The explanation of the scheduling is necessary to understand the oddness of the show and the pastiche that eventually went on display. Every single match from Saturday got a video package and a little follow-up segment on-site at that time to move along the plot if only incrementally (BAMF is mad and Alexa Bliss wants Blue Pants, Apollo Crews was stunned almost to the point of gleeful silence on his debut, Finn Bálor proved himself once and for all while Kevin Owens' response to a possible NXT future was a lengthy death glare before literally leaving the building, etc). Every single woman in the fatal four-way that closed out the show got their own Very Special Looks which aside from being more character development than getting demoted to Mondays ate up some more clock that most NXT fans probably spent quizzically wondering why this women's match was getting the main instead of the MOTY candidate that semi-mained on Saturday's show between Bayley and the Boss, both of whom were--sing along with us now--not available for this show. (Though if you have a couple minutes to spare and a willingness to fight off dust mites in your eye sockets, you should watch Bayley's celebration in the back if you haven't already.) In summation, they taped something first to air first and last, then something second to go on third, followed by a quick intermission to tape their biggest thing ever third live while airing second and pretty soon it starts looking like the loft attic in the first and only season of Heroes trying to keep all the lines straight and connected, doesn't it?

While this may end up feeling like a completist's-only show given the amount of padding and the purgatory that the titles and their surrounding situations were thrown in, you do have to keep in mind that this is NXT and their biggest crowd ever.
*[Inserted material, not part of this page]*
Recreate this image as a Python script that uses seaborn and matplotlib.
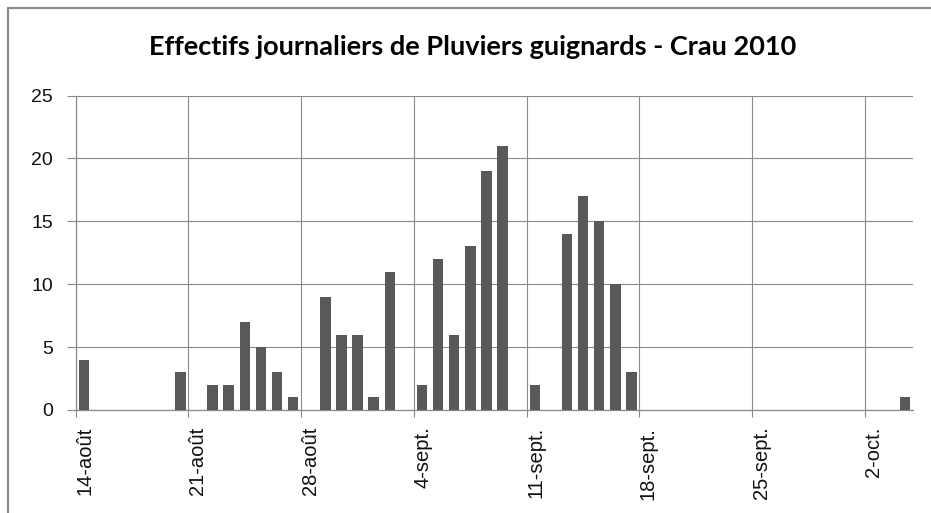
import datetime as dt
import matplotlib
matplotlib.use("Agg")
import matplotlib.pyplot as plt
import matplotlib.transforms as mtransforms
from matplotlib.lines import Line2D
import pandas as pd
import seaborn as sns

# ---- data ----
dates = ["2010-08-14", "2010-08-20", "2010-08-22", "2010-08-23", "2010-08-24",
         "2010-08-25", "2010-08-26", "2010-08-27", "2010-08-29", "2010-08-30",
         "2010-08-31", "2010-09-01", "2010-09-02", "2010-09-04", "2010-09-05",
         "2010-09-06", "2010-09-07", "2010-09-08", "2010-09-09", "2010-09-11",
         "2010-09-13", "2010-09-14", "2010-09-15", "2010-09-16", "2010-09-17",
         "2010-10-04"]
counts = [4, 3, 2, 2, 7, 5, 3, 1, 9, 6, 6, 1, 11, 2, 12, 6, 13, 19, 21, 2,
          14, 17, 15, 10, 3, 1]
tick_dates = ["2010-08-14", "2010-08-21", "2010-08-28", "2010-09-04",
              "2010-09-11", "2010-09-18", "2010-09-25", "2010-10-02"]
tick_labels = ["14-août", "21-août", "28-août", "4-sept.", "11-sept.",
               "18-sept.", "25-sept.", "2-oct."]
y_ticks = [0, 5, 10, 15, 20, 25]
title = "Effectifs journaliers de Pluviers guignards - Crau 2010"
start_date = "2010-08-14"
end_date = "2010-10-05"

# ---- build frame ----
start = pd.Timestamp(start_date)
df = pd.DataFrame({"date": pd.to_datetime(dates), "n": counts})
df["day"] = (df["date"] - start).dt.days + 0.5  # centre of each day slot

sns.set_theme(style="white")
plt.rcParams["font.family"] = ["Liberation Sans", "DejaVu Sans"]

W, H = 931, 513
fig = plt.figure(figsize=(W / 100, H / 100), dpi=100)
ax = fig.add_axes([75.7 / W, 1 - 410 / H, (913.3 - 75.7) / W, (410 - 95.5) / H])

grid_c = "#8a8a8a"
sns.barplot(data=df, x="day", y="n", native_scale=True, color="#595959",
            saturation=1, width=0.65, ax=ax, zorder=3, linewidth=0)

ax.set_ylim(0, 25)
ax.set_xlim(0, (pd.Timestamp(end_date) - start).days)

xt = [(pd.Timestamp(d) - start).days for d in tick_dates]
ax.set_xticks(xt)
ax.set_xticklabels(tick_labels, rotation=90, fontsize=14.5, color="#111111",
                   va="top", ha="center")
ax.set_yticks(y_ticks)
ax.set_yticklabels([str(v) for v in y_ticks], fontsize=14, color="#111111")

ax.set_xlabel("")
ax.set_ylabel("")
ax.grid(True, color=grid_c, linewidth=0.8, zorder=0)
ax.set_axisbelow(True)
for s in ["top", "right"]:
    ax.spines[s].set_visible(False)
for s in ["left", "bottom"]:
    ax.spines[s].set_color(grid_c)
    ax.spines[s].set_linewidth(0.9)
ax.tick_params(axis="y", length=6.5, width=0.8, color=grid_c, pad=10,
               left=True)
ax.tick_params(axis="x", length=5, width=0.8, color=grid_c, pad=7,
               bottom=True)

# shift rotated x labels to the right of their ticks (as in the reference)
offset = mtransforms.ScaledTranslation(9 / 100, 0, fig.dpi_scale_trans)
for lab in ax.get_xticklabels():
    lab.set_transform(lab.get_transform() + offset)

fig.text(472.5 / W, 1 - 47 / H, title, ha="center", va="center",
         fontsize=19.5, fontweight="bold", family=["Lato", "DejaVu Sans"],
         color="#000000")

# chart-area border
bc = "#8c8c8c"
fig.add_artist(Line2D([8 / W, 8 / W], [0, 1 - 8 / H], transform=fig.transFigure,
                      color=bc, linewidth=1.6))
fig.add_artist(Line2D([8 / W, 1], [1 - 8 / H, 1 - 8 / H], transform=fig.transFigure,
                      color=bc, linewidth=1.6))

fig.savefig("out.png", dpi=100, facecolor="white")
So while they didn't receive a shot at the belts, Enzo Amore and Big Cass got to kick off the show, and to say they were overwhelmingly beloved does the phrase a massive disservice. Technically, their match featured them teaming with the Hype Bros against Scott Dawson, Dash Wilder, Jason Jordan and Chad Gable, but their allies were clearly the side dish and the heels might as all have worn red shirts to the ring. Two segments later the modified Rocket Launcher gave the hometown boys the pin, but while the match was an easily forgettable if still cromulent piece of business it'll be more remembered for the hives Corey Graves almost audibly broke out into over hearing nearly 16,000 play sing along with their favorite certified G and bonafide stud.

Their partner in crime Carmella wasn't so lucky, as she faced Eva Marie (whose reaction was exactly like Amore's in a bizarro world where John Cena is still waiting on his first singles Championship and Senator Linda McMahon is running on implementing a universal basic income plan once elected) in the evening's second match. Eva was so widely despised her taunting of the crowd was drowned out by the same, but it didn't stop her from signalling after hitting Sliced Bread #2 for the win that She Wanted The Belt and blowing kisses to her sea of haters. And Bayley does need a heel challenger with the Boss demoted to Mondays.

But in the nearest future, it'll probably be Emma. In a nice bit of symmetry to make Continuity Bear do his dance, her Very Special Look video package that aired during the show started with a replay of the one they ran before her title rematch against Paige before an audible bubble popped and we got a (re)introduction to the new evil Emma 2.0 who kicked off the Divas Revolution and is sick of the Four Horsewomen getting the spotlight, accolades, big title matches, and no year-long walks rotating between the bottom two steps of the ladder getting five-finger discount jibes lobbied at her. Don't believe her? As the old Lawler aphorism goes: just ask her, she'll tell you. Her and the DanaBot 5000 teamed up early to fend off the Hashtag Diva Revolution members with a focus specifically on keeping Charlotte outside to focus on Becky Lynch. Like everything else in the history of evil people and professional wrestling, it worked spectacularly right up until the moment that it failed, since they couldn't both win the match. Charlotte cleared house for a stretch, then Lynch took them to Suplex Junction, and then Emma went to work. Well, went to work is a little strong since she hit her former Sandwich on the former Women's Champion before another one right into our living rooms onto Lynch, whom she then pinned.

It looked strange at the time, and not just because Emma uses that running cross-body into the bottom turnbuckle as a signature and not a finish. Charlotte laying out Emma with a spear and a Natural Selection post-match with everybody else in the building counting three and her audibly yelling she didn't need the ref anyway afterwards did make it seem like the winning fall should've been a nearfall to set up a happy close, but then how to explain Dana jumping Charlotte after that and getting more heat on her before Lynch recovered and the good girls cleared the ring of the heels after they both put on their finisher submissions? Whether this is a design that looks like an accident or the inverse is borderline irrelevant now; given that the #DR has taken away the depth of their division and a rematch (however well done it'd be) between Bayley and Banks would put the fait in accompli, giving a heel a shady but wholly explicable win is always a fine way to go, especially given the fact it was the darker, more sensuous and jaded Emma that put the biggest roadblock in Bayley's road to redemption by laying her out to the point where she ended up with that brace on her arm, at least in Joseph Park, Esqville. And surely no black hat, Australian or no, would have the long-term memory of Bayley returning and kicking off her march to the title by getting revenge and laying her out with a pinfall victory a few weeks ago, right?

Sure. Say: that's a nice plot of land you have there, but have you seen these beads? Pretty snazzy, right?

On Saturday night, NXT showed what they can do under the best of circumstances; on Wednesday night they showed what they can staple gun together when circumstances don't necessarily allow them to be at their best. And at this point, either way, it's like pizza or sex--even the worst of it is still pretty good.